The story in brief: Microsoft created a self-learning chatbot designed to emulate the speech of Millenials. They let her loose on Twitter, where she immediately got trolled hard by members of one of the most notorious boards of 4chan, and she turned into a massive Hitler-quoting racist. Microsoft took the bot down, and are working hard to remove the worst of her tweets. Oops.
Aside from obvious conclusion that there are some awful people on 4chan, what can the testing community learn from this?
One seems to be that if you carry out testing in a very public space, any testing failures will be very public as well. An artificial intelligence turning into a noxious racist is a pretty spectacular fail in anyone’s books. Given the well-known nature of the bottom half of Twitter, it’s also an all-too-predictable failure; people in my own Twitter feed express very little surprise over what happened. It’s not as if anyone is unaware of the trolls of 4chan and the sorts of things they do.

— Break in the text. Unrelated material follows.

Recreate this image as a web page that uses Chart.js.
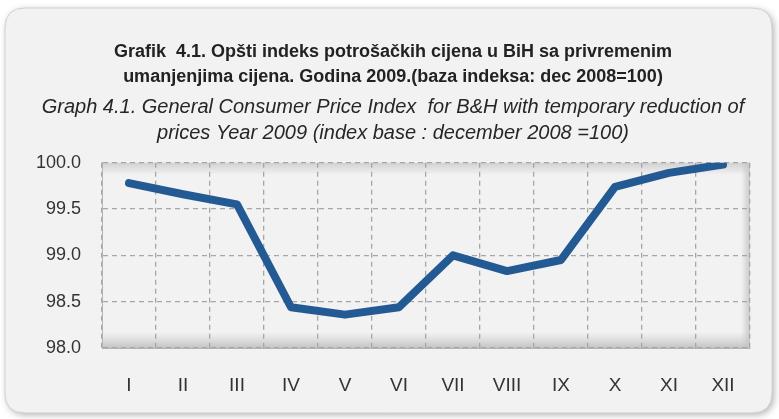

What they should have done is another question. Tay was a self-learning algorithm that merely repeated the things she’d been told, without any understanding of their social contexts or emotional meanings. She’s like a parrot that overhears too much swearing. It meant that if she fell in with bad company at the start, she’d inevitably go bad.
The most important lesson, perhaps, is that both software designers and testers need to consider evil. Not to be evil, of course, but to think of what evil might do, and how it might be stopped.